The Angular Velocity Of Disc Given Maximum Radial Stress formula calculates the rotational speed of a disc based on its material properties and maximum radial stress. This is important in mechanical engineering for designing rotating components that can withstand specific stress levels.

2. How Does the Calculator Work?

The calculator uses the formula:

\[ \omega = \sqrt{\frac{8 \times \sigma_r}{\rho \times (3 + \nu) \times r_{outer}^2}} \]

Where:

\( \omega \) — Angular velocity (rad/s)
\( \sigma_r \) — Radial stress (Pascal)
\( \rho \) — Density of disc (kg/m³)
\( \nu \) — Poisson's ratio (unitless)
\( r_{outer} \) — Outer radius of disc (meter)

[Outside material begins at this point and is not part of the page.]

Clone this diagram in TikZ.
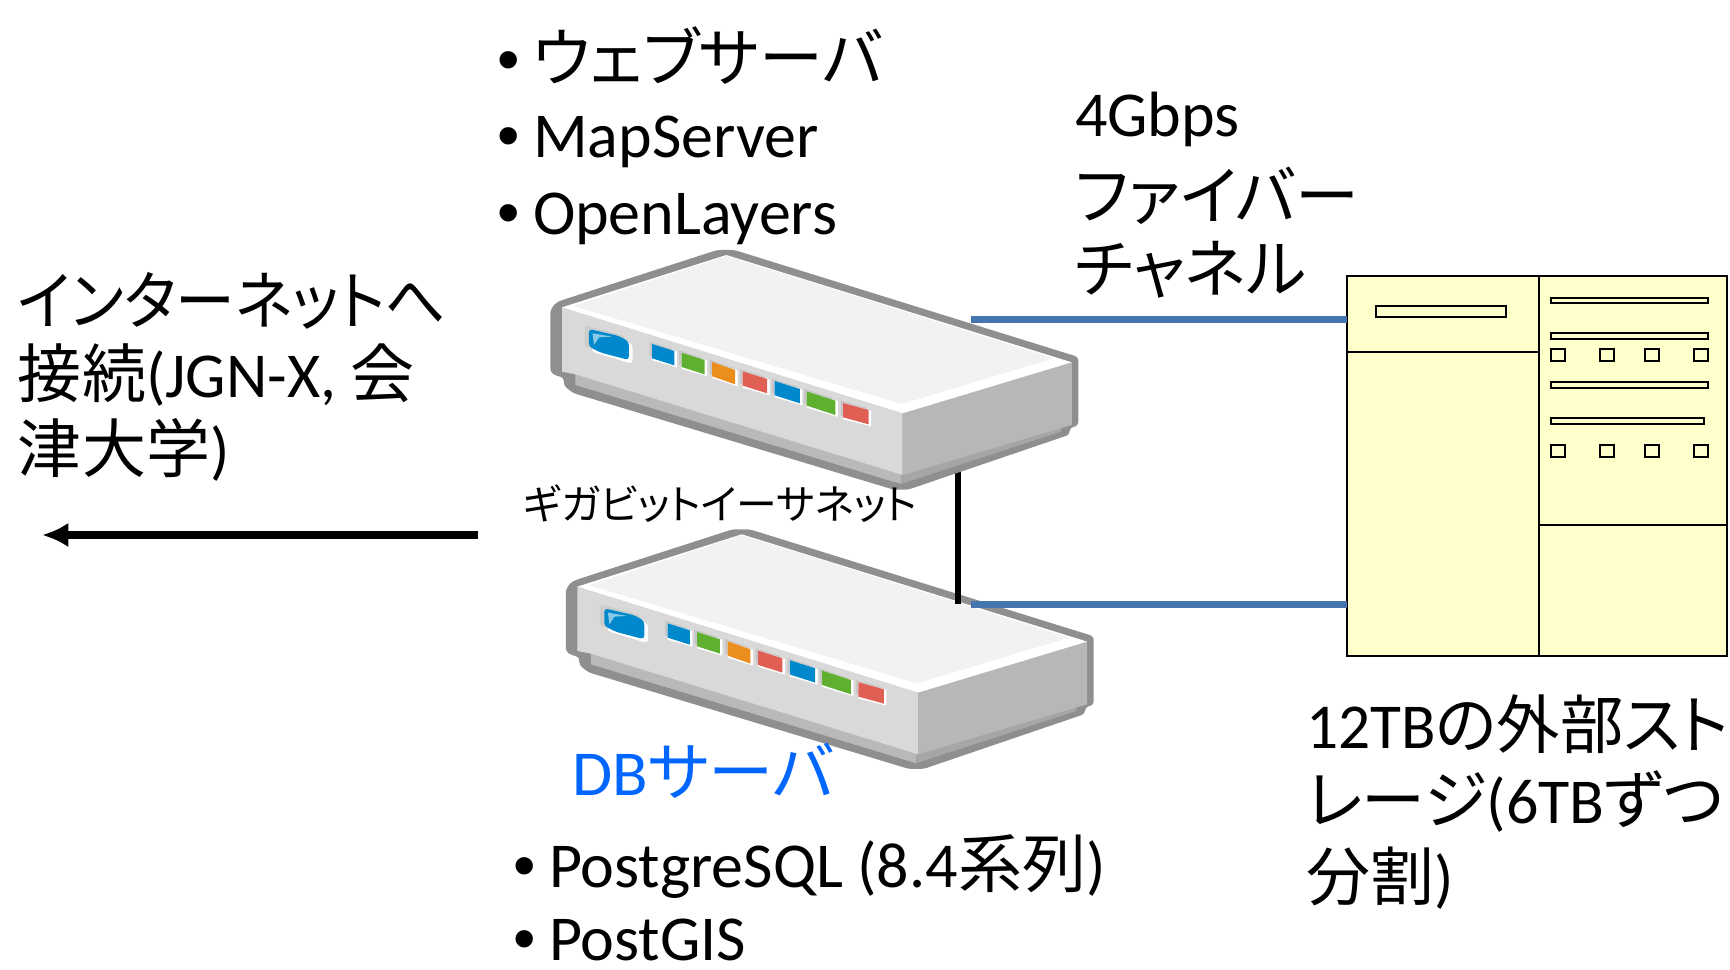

Explanation: The formula calculates the angular velocity at which a disc can rotate without exceeding its maximum allowable radial stress, considering the material's density and Poisson's ratio.

3. Importance of Angular Velocity Calculation

Details: Accurate angular velocity calculation is crucial for designing rotating machinery, ensuring structural integrity, preventing material failure, and optimizing performance of disc-based components in various mechanical systems.

4. Using the Calculator

Tips: Enter radial stress in Pascals, density in kg/m³, Poisson's ratio (typically between 0.1-0.5), and outer radius in meters. All values must be positive and valid for accurate results.

5. Frequently Asked Questions (FAQ)

Q1: What is the typical range for Poisson's ratio?
A: For most metals and alloys, Poisson's ratio ranges between 0.1 and 0.5, with common values around 0.3 for many engineering materials.

Q2: How does density affect angular velocity?
A: Higher density materials generally result in lower maximum angular velocities for the same stress level, as more mass creates higher centrifugal forces.

Q3: What are practical applications of this calculation?
A: This calculation is used in designing flywheels, turbine discs, brake rotors, and any rotating disc components where stress limitations are critical.

Q4: How does outer radius affect the result?
A: Larger outer radii significantly reduce the maximum allowable angular velocity, as the radius is squared in the denominator of the formula.

Q5: Are there limitations to this formula?
A: This formula assumes uniform material properties, constant thickness, and elastic behavior. It may not be accurate for very thin discs or materials with non-linear stress-strain relationships.